What’s lost in the process? Communal experience. The gasp of an audience, the shared silence, the roar of laughter. But what’s gained is reach. Bong Joon-ho’s Parasite can win Best Picture at the Oscars and be streamed worldwide within days. The cinema is no longer national, it’s global. And that shift is only accelerating.
Why Film Still Matters
So after all this history - the magic tricks, the glamour, the blockbusters, the algorithms - does film still matter? Yes. More than ever. Because film, at its best, is still the closest thing we have to collective dreaming. It records who we are, what we fear, what we desire, and how we imagine ourselves. Whether it’s Méliès shooting a rocket into the moon’s eye, Hitchcock stabbing audiences in the shower, or Barry Jenkins capturing a tender kiss on a beach in Moonlight, film continues to reflect our souls back at us.

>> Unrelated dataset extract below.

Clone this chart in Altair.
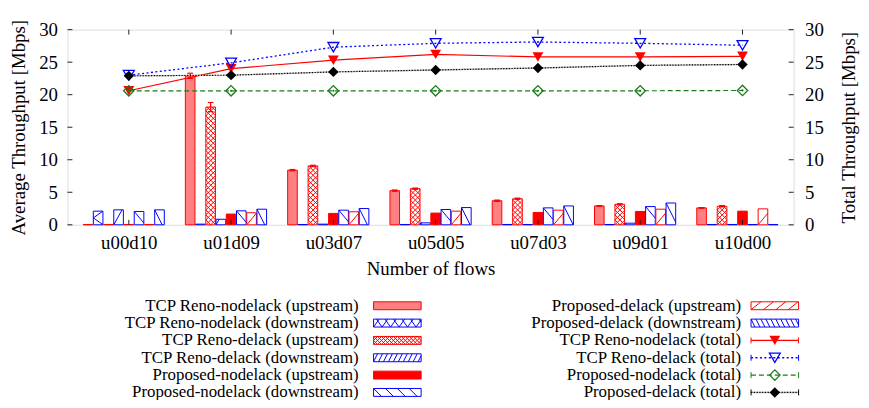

The tragedy isn’t that cinema is changing - it always has. The tragedy would be if we stopped caring, stopped fighting for films that dare to do more than please an algorithm. The point of film isn’t comfort. It’s confrontation. It’s awe. It’s communion. And as long as humans need those things - and we always will - cinema will survive, whether in palaces, carparks, or streaming queues.
Cinema began as a sideshow trick. It became a mirror. And if we're not careful, it will become wallpaper. The history of film isn't finished - it's ours to write.